Overview
Predibase provides the interfaces and infrastructure to fine-tune and serve open-source Large Language Models (LLMs). In this section, we will cover how to easily get started with inference.
Definitions
- Model: A pretrained base model that you can deploy and query (e.g. llama-2-7b, mistral-7b)
- Adapter: a set of (LoRA) weights produced from the fine-tuning process to specialize a base model
Inference Options
There are two main ways to run inference on Predibase:
- Private Serverless Deployments: Predibase can host nearly any open-source LLM on your behalf using dedicated hardware ranging from A10Gs to a multiple H100s.
- Shared Endpoints: Predibase hosts the most popular base models that can be queried or fine-tuned (via Adapters). These endpoints are intended for experimentation and fast iteration and are subject to rate limits
See our pricing page for more details here.
LoRAX (LoRA eXchange): Serving fine-tuned models at scale
LoRAX is an open-source framework released by the team at Predibase that allows users to serve up to hundreds of fine-tuned models (i.e. adapters) on a single GPU, dramatically reducing the cost of serving without compromising on throughput or latency. You can choose to use LoRAX with our shared endpoints or private serverless deployments.
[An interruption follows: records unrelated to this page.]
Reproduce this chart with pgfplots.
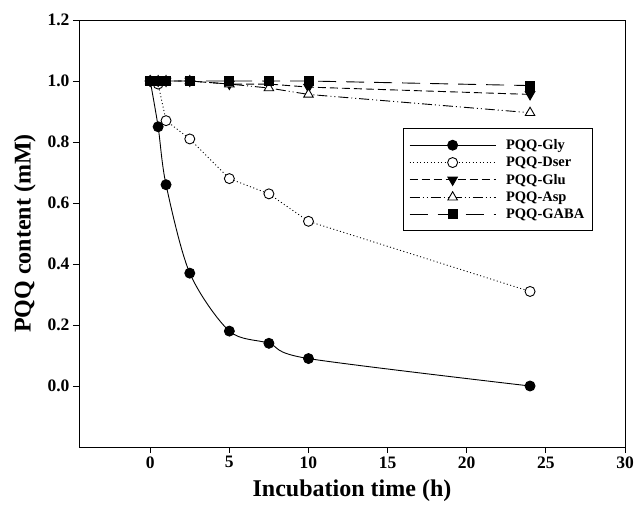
\documentclass[border=0pt]{standalone}
\usepackage{fontspec}
\setmainfont{Liberation Serif}
\usepackage{pgfplots}
\pgfplotsset{compat=1.18}

\begin{document}
\begin{tikzpicture}
\path[use as bounding box] (-79pt,-60pt) rectangle (557pt,447pt);
\begin{axis}[
  scale only axis,
  width=546pt, height=427pt,
  xmin=-4.5, xmax=30,
  ymin=-0.2, ymax=1.2,
  xtick={0,5,...,30},
  ytick={0,0.2,...,1.2},
  tick align=outside,
  major tick length=6pt,
  xtick pos=bottom, ytick pos=left,
  axis line style={line width=0.9pt},
  tick style={line width=0.8pt, black},
  /pgf/number format/assume math mode=true,
  yticklabel style={/pgf/number format/.cd, fixed, fixed zerofill, precision=1},
  ticklabel style={font=\bfseries\fontsize{17.5}{19}\selectfont},
  xlabel={Incubation time (h)},
  ylabel={PQQ content (mM)},
  label style={font=\bfseries\fontsize{24}{26}\selectfont},
  xlabel shift=5pt, ylabel shift=5pt,
  legend style={at={(0.593,0.747)}, anchor=north west, draw=black, line width=0.8pt,
    font=\bfseries\fontsize{14.5}{17}\selectfont, row sep=2pt, inner xsep=6pt, inner ysep=9pt,
    cells={anchor=west}, /tikz/every odd column/.append style={column sep=8pt}},
  legend image code/.code={\draw[mark repeat=2,mark phase=2,#1] plot coordinates {(0pt,0pt) (43pt,0pt) (86pt,0pt)};},
]
\addplot[black, line width=0.9pt, smooth, tension=0.5, mark=*, mark size=5pt, mark options={solid, fill=black}] coordinates {
  (0,1.0) (0.5,0.85) (1,0.66) (2.5,0.37) (5,0.18) (7.5,0.14) (10,0.09) (24,0.0)
};
\addlegendentry{PQQ-Gly}
\addplot[black, line width=0.9pt, dash pattern=on 1pt off 2.5pt, mark=*, mark size=5pt, mark options={solid, fill=white}] coordinates {
  (0,1.0) (0.5,0.99) (1,0.87) (2.5,0.81) (5,0.68) (7.5,0.63) (10,0.54) (24,0.31)
};
\addlegendentry{PQQ-Dser}
\addplot[black, line width=0.9pt, dash pattern=on 8pt off 4pt, mark=triangle*, mark size=5.5pt, mark options={solid, fill=black, rotate=180}] coordinates {
  (0,1.0) (0.5,1.0) (1,1.0) (2.5,1.0) (5,0.99) (7.5,0.99) (10,0.98) (24,0.956)
};
\addlegendentry{PQQ-Glu}
\addplot[black, line width=0.9pt, dash pattern=on 10pt off 3pt on 1pt off 3pt on 1pt off 3pt, mark=triangle*, mark size=5.5pt, mark options={solid, fill=white}] coordinates {
  (0,1.0) (0.5,1.0) (1,1.0) (2.5,1.0) (5,0.99) (7.5,0.977) (10,0.956) (24,0.896)
};
\addlegendentry{PQQ-Asp}
\addplot[black, line width=0.9pt, dash pattern=on 18pt off 10pt, mark=square*, mark size=4.5pt, mark options={solid, fill=black}] coordinates {
  (0,1.0) (0.5,1.0) (1,1.0) (2.5,1.0) (5,1.0) (7.5,1.0) (10,1.0) (24,0.985)
};
\addlegendentry{PQQ-GABA}
\end{axis}
\end{tikzpicture}
\end{document}
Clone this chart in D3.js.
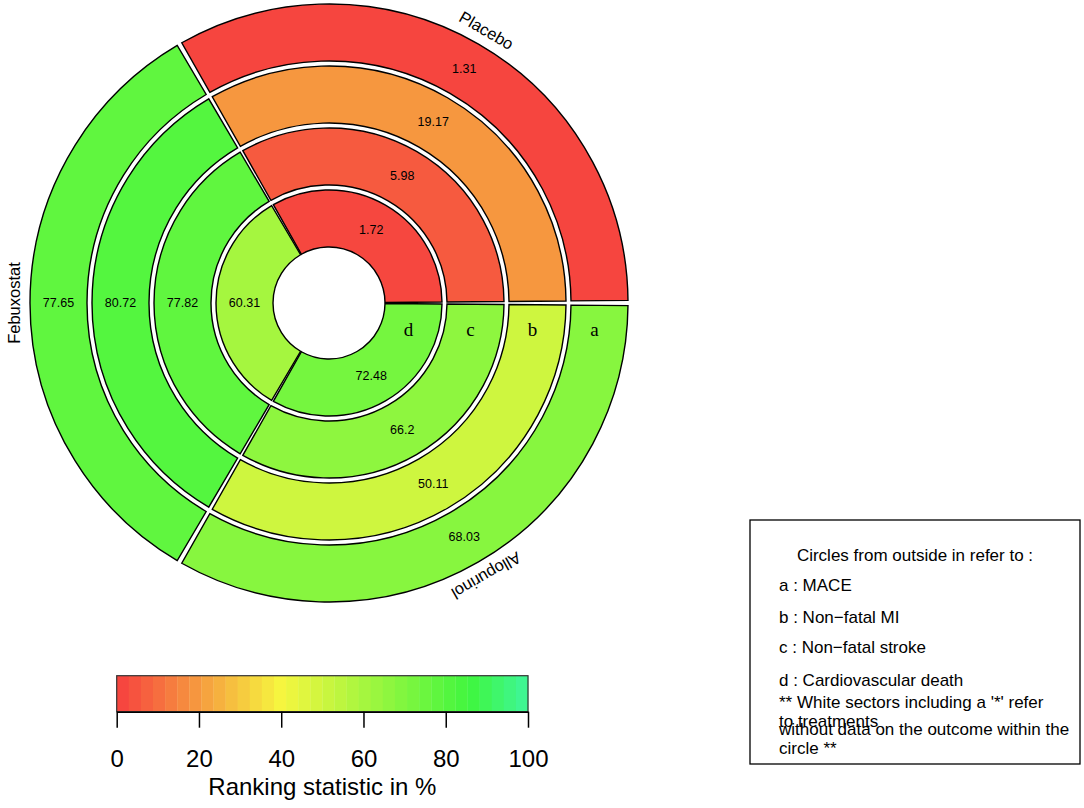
<!DOCTYPE html>
<html>
<head>
<meta charset="utf-8">
<script src="https://cdn.jsdelivr.net/npm/d3@7"></script>
<style>
  body { margin: 0; background: #fff; }
  text { font-family: "Liberation Sans", Arial, sans-serif; }
</style>
</head>
<body>
<div id="chart"></div>
<script>
// treatments go counter-clockwise from 3 o'clock
var treatments = ["Placebo", "Febuxostat", "Allopurinol"];
var circles = ["a", "b", "c", "d"];
var outcomeNames = ["MACE", "Non\u2212fatal MI", "Non\u2212fatal stroke", "Cardiovascular death"];

// ranking statistic (%) per circle, in treatment order
var mace = [1.31, 77.65, 68.03];
var nonfatalMI = [19.17, 80.72, 50.11];
var nonfatalStroke = [5.98, 77.82, 66.2];
var cvDeath = [1.72, 60.31, 72.48];

var legendTicks = [0, 20, 40, 60, 80, 100];
var noteLines = ["** White sectors including a '*' refer", "to treatments",
  "without data on the outcome within the", "circle **"];

var width = 1084, height = 808;
var cx = 329, cy = 303;

var svg = d3.select("#chart").append("svg")
  .attr("width", width).attr("height", height);

// red -> yellow -> green -> spring green
var hue = d3.scaleLinear().domain([0, 40, 86, 100]).range([0, 60, 120, 150]).clamp(true);
var color = function(v) { return d3.hsl(hue(v), 0.91, 0.606).toString(); };

// rings: d innermost, a outermost
var radius = d3.scaleBand()
  .domain(["d", "c", "b", "a"])
  .range([56, 299])
  .paddingInner(5 / 62)
  .paddingOuter(0);

// d3 angle (clockwise from north) for treatment boundaries
var angle = d3.scaleLinear().domain([0, 3]).range([Math.PI / 2, -1.5 * Math.PI]);
var gap = 0.5 * Math.PI / 180;

var arc = d3.arc();

var rows = [
  {id: "a", vals: mace},
  {id: "b", vals: nonfatalMI},
  {id: "c", vals: nonfatalStroke},
  {id: "d", vals: cvDeath}
];

var cells = [];
rows.forEach(function(r) {
  r.vals.forEach(function(v, i) {
    cells.push({
      ring: r.id, value: v, t: i,
      innerRadius: radius(r.id),
      outerRadius: radius(r.id) + radius.bandwidth(),
      startAngle: angle(i + 1) + gap,
      endAngle: angle(i) - gap
    });
  });
});

var g = svg.append("g").attr("transform", "translate(" + cx + "," + cy + ")");

g.selectAll("path.cell")
  .data(cells)
  .enter().append("path")
  .attr("class", "cell")
  .attr("d", arc)
  .attr("fill", function(d) { return color(d.value); })
  .attr("stroke", "#000")
  .attr("stroke-width", 1.4);

g.selectAll("text.val")
  .data(cells)
  .enter().append("text")
  .attr("class", "val")
  .attr("transform", function(d) { return "translate(" + arc.centroid(d) + ")"; })
  .attr("text-anchor", "middle")
  .attr("dominant-baseline", "central")
  .style("font-size", "12.5px")
  .text(function(d) { return String(d.value); });

// ring letters just below 3 o'clock
g.selectAll("text.ring")
  .data(circles)
  .enter().append("text")
  .attr("class", "ring")
  .attr("x", function(d) { return radius(d) + radius.bandwidth() / 2 - 5; })
  .attr("y", 33)
  .attr("text-anchor", "middle")
  .style("font-family", "'Liberation Serif', 'Times New Roman', serif")
  .style("font-size", "19px")
  .text(function(d) { return d; });

// treatment names around the outside
g.selectAll("text.trt")
  .data(treatments)
  .enter().append("text")
  .attr("class", "trt")
  .attr("transform", function(d, i) {
    var a = (angle(i) + angle(i + 1)) / 2;
    var r = 309;
    var deg = a * 180 / Math.PI;
    return "translate(" + (r * Math.sin(a)) + "," + (-r * Math.cos(a)) + ") rotate(" + deg + ")";
  })
  .attr("text-anchor", "middle")
  .style("font-size", "16.5px")
  .text(function(d) { return d; });

// colour key
var x = d3.scaleLinear().domain([0, 100]).range([116.7, 528]);
var nBlocks = 34;
var blocks = d3.range(nBlocks);
var barTop = 675.7, barBottom = 711.7;

svg.selectAll("rect.key")
  .data(blocks)
  .enter().append("rect")
  .attr("class", "key")
  .attr("x", function(i) { return x(i * 100 / nBlocks); })
  .attr("width", function(i) { return x((i + 1) * 100 / nBlocks) - x(i * 100 / nBlocks) + 0.3; })
  .attr("y", barTop)
  .attr("height", barBottom - barTop)
  .attr("fill", function(i) { return color((i + 0.5) * 100 / nBlocks); });

svg.append("rect")
  .attr("x", x(0)).attr("y", barTop)
  .attr("width", x(100) - x(0)).attr("height", barBottom - barTop)
  .attr("fill", "none").attr("stroke", "#333").attr("stroke-width", 1.2);

var axis = svg.append("g")
  .attr("transform", "translate(0," + barBottom + ")")
  .call(d3.axisBottom(x).tickValues(legendTicks).tickSize(16).tickSizeOuter(0).tickPadding(22));
axis.select(".domain").attr("stroke", "#000").attr("stroke-width", 1.5);
axis.selectAll(".tick line").attr("stroke", "#000").attr("stroke-width", 1.5);
axis.selectAll(".tick text")
  .style("font-family", "'Liberation Sans', Arial, sans-serif")
  .style("font-size", "24px").attr("fill", "#000");

svg.append("text")
  .attr("x", (x(0) + x(100)) / 2).attr("y", 795)
  .attr("text-anchor", "middle")
  .style("font-size", "24px")
  .text("Ranking statistic in %");

// legend box
svg.append("rect")
  .attr("x", 750).attr("y", 520).attr("width", 330).attr("height", 244)
  .attr("fill", "none").attr("stroke", "#000").attr("stroke-width", 1.3);

svg.append("text")
  .attr("x", 915).attr("y", 561)
  .attr("text-anchor", "middle")
  .style("font-size", "17px")
  .text("Circles from outside in refer to :");

var itemY = [591, 623, 653, 686];
svg.selectAll("text.item")
  .data(circles)
  .enter().append("text")
  .attr("class", "item")
  .attr("x", 779)
  .attr("y", function(d, i) { return itemY[i]; })
  .style("font-size", "17px")
  .text(function(d, i) { return d + " : " + outcomeNames[i]; });

var noteY = [708, 727, 735, 754];
svg.selectAll("text.note")
  .data(noteLines)
  .enter().append("text")
  .attr("class", "note")
  .attr("x", 779)
  .attr("y", function(d, i) { return noteY[i]; })
  .style("font-size", "17px")
  .text(function(d) { return d; });
</script>
</body>
</html>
Private Serverless Features
Autoscaling
Predibase offers seamless autoscaling, allowing you to scale down to 0 replicas when the deployment is not in use and automatically scaling up to multiple replicas to meet your demand. Min and max replicas can be configured in the UI or SDK.
Monitoring
After creating your deployment, you can view live updating charts in the UI by going to your private deployment's page > Health tab. View metrics and graphs, such as:
- Requests per second
- Throughput (generated tokens per second)
- LoRAX inference time
- Queue duration
- Replicas
- GPU utilization
Deployment Statuses
Private Serverless Deployments that are created in Predibase can be in any of the following states:
- Pending — Deployment record has been created, but deployment has not been fully created yet
- Initializing — The first replica is in the process of being spun up
- Ready — At least 1 replica is up and live
- Standby — 0 replicas are up but deployment is ready to scale up on request
- Stopped — 0 replicas are up and deployment will not scale up until moved to Standby
- Errored — 0 replicas are up and last Initializing state led to an error
- Updating — at least 1 replica is up and either:
- needs to be re-initialized following a config change OR
- the LLM is in the process of being re-initialized
- Deleted — The deployment has been deleted
OpenAI-compatible API
For users migrating from OpenAI, Predibase supports OpenAI compatible endpoints that serve as a drop-in replacement for the OpenAI SDK. Learn more here.
Billing
For private serverless deployments, we offer usage-based pricing billed by the second. You'll only be charged for replicas that are scaled up. For example:
- If you configure your deployment to scale to 0 when idle (
min_replicas=0
), you won't be billed while its scaled down. - If you configure your deployment to scale up to 2 when there is increased load (
max_replicas=2
), you will be billed at 2x the price.
See our latest pricing.
Shared endpoints are provided for testing and experimentation and are free to use with rate limits.
Timeouts and Retries
For production applications, we recommend setting up client-side timeouts and retries, which you can configure based on your requirements. The Predibase and Lorax SDKs have automatic retries built into them, but you can override those configurations to suit your needs.
Additionally, we also have automatic network-level retries for network errors.
Here's an example of how to configure client-side retries using the Predibase SDK.
import requests
from requests.adapters import HTTPAdapter, Retry
pb = Predibase(api_token="<PREDIBASE API TOKEN>")
prompting_client = pb.deployments.client("mistral-7b-instruct")
# Configure HTTP Session object
session = requests.Session()
retries = Retry(
total=5, # 5 retries total
backoff_factor=1, # Exponential back-off
status_forcelist=[ # Retry on server errors
500,
501,
502,
503,
504,
],
)
session.mount("https://", HTTPAdapter(max_retries=retries))
# Configure the client to use the session
prompting_client.session = session
response = prompting_client.generate("[INST] What are some popular tourist spots in San Francisco? [/INST]")
print(response.generated_text)
For server-side timeouts, we can work with you to set them up if you require them.